PROVIDED MATERIAL =
^^^^^^^^

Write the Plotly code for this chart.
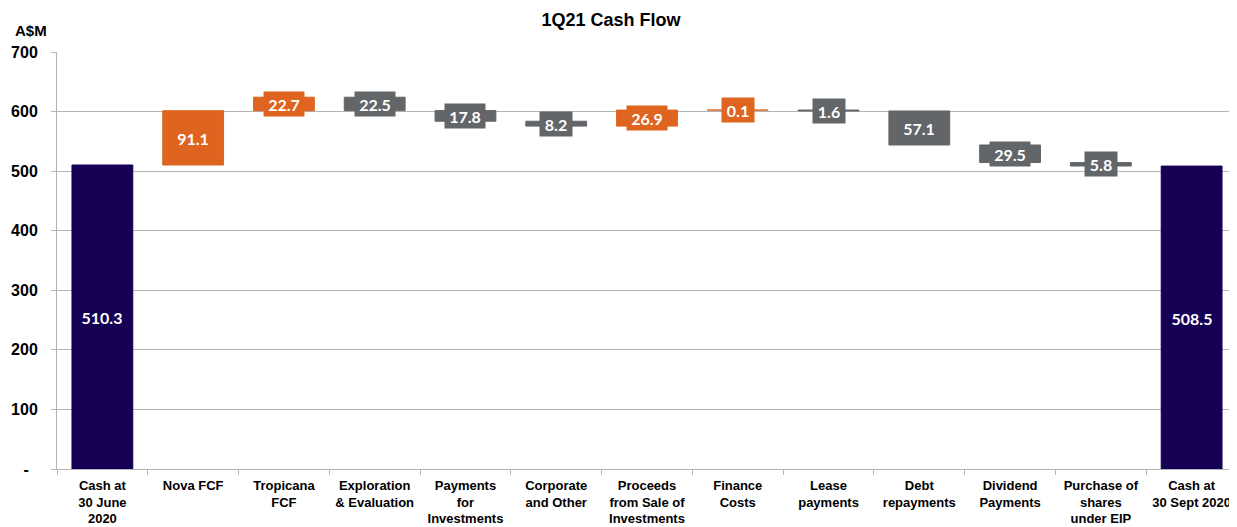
import plotly.graph_objects as go

categories = ["Cash at<br>30 June<br>2020", "Nova FCF", "Tropicana<br>FCF", "Exploration<br>& Evaluation",
              "Payments<br>for<br>Investments", "Corporate<br>and Other", "Proceeds<br>from Sale of<br>Investments",
              "Finance<br>Costs", "Lease<br>payments", "Debt<br>repayments", "Dividend<br>Payments",
              "Purchase of<br>shares<br>under EIP", "Cash at<br>30 Sept 2020"]
values = [510.3, 91.1, 22.7, -22.5, -17.8, -8.2, 26.9, 0.1, -1.6, -57.1, -29.5, -5.8, 508.5]
measures = ["absolute"] + ["relative"] * 11 + ["absolute"]
y_ticks = [0, 100, 200, 300, 400, 500, 600, 700]
y_ticktext = ["-\u00a0\u00a0", "100", "200", "300", "400", "500", "600", "700"]

NAVY = "#160055"
ORANGE = "#DE641F"
GREY = "#636669"

# page body has an 8px margin; figure is sized so it ends at the window edge
OFF = 8
W, H = 1237 - OFF, 527 - OFF
L, T, B = 57 - OFF, 52 - OFF, 527 - 469.5
PLOT_H = H - T - B
PLOT_W = W - L

fig = go.Figure()
fig.add_trace(go.Waterfall(
    x=categories, y=values, measure=measures,
    width=0.67,
    connector=dict(visible=False),
    increasing=dict(marker=dict(color=ORANGE, line=dict(color=ORANGE, width=1))),
    decreasing=dict(marker=dict(color=GREY, line=dict(color=GREY, width=1))),
    totals=dict(marker=dict(color=NAVY, line=dict(color=NAVY, width=1))),
    showlegend=False, hoverinfo="skip",
))

# label boxes
running = 0.0
for cat, v, m in zip(categories, values, measures):
    if m == "absolute":
        mid = v / 2
        col = NAVY
        running = v
    else:
        mid = running + v / 2
        running += v
        col = ORANGE if v >= 0 else GREY
    txt = f"{abs(v):.1f}"
    fig.add_annotation(
        x=cat, y=mid, xref="x", yref="y", text=f"<b>{txt}</b>", showarrow=False,
        font=dict(family="Lato", size=16, color="white"),
        bgcolor=col, width=32 if len(txt) == 3 else 40, height=24, borderpad=0,
        xanchor="center", yanchor="middle",
    )

fig.add_annotation(x=(31 - 57) / PLOT_W, y=1 + 22 / PLOT_H, xref="paper", yref="paper",
                   text="<b>A$M</b>", showarrow=False, xanchor="center", yanchor="middle",
                   font=dict(family="Liberation Sans", size=15, color="black"))

fig.update_layout(
    width=W, height=H,
    margin=dict(l=L, r=0, t=T, b=B, autoexpand=False),
    plot_bgcolor="white", paper_bgcolor="white",
    title=dict(text="<b>1Q21 Cash Flow</b>", x=(611 - OFF) / W, xanchor="center", y=1 - (20 - OFF) / H,
               yanchor="middle", font=dict(family="Liberation Sans", size=18, color="black")),
    xaxis=dict(type="category", showline=True, linecolor="#B4B4B4", linewidth=1,
               ticks="outside", tickson="boundaries", ticklen=5, tickcolor="#B4B4B4", tickangle=0,
               tickfont=dict(family="Liberation Sans", size=13, color="black", weight="bold"),
               ticklabelstandoff=4,
               showgrid=False, fixedrange=True, automargin=False),
    yaxis=dict(range=[0, 700], tickvals=y_ticks, ticktext=y_ticktext, showgrid=True,
               gridcolor="#B4B4B4", gridwidth=1, showline=True, linecolor="#B4B4B4",
               ticks="outside", ticklen=5, tickcolor="#B4B4B4", zeroline=False,
               tickfont=dict(family="Liberation Sans", size=16, color="black", weight="bold"),
               ticklabelstandoff=10, automargin=False),
)

fig.write_html("out.html")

^^^^^^^^

EXERCISE INSTRUCTIONS = Exactly reproduce the run of lines from the start of the listing through the line with "import plotly.graph_objects as go", inclusive; pictures are not copied.

TASK OUTPUT =
Write the Plotly code for this chart.
import plotly.graph_objects as go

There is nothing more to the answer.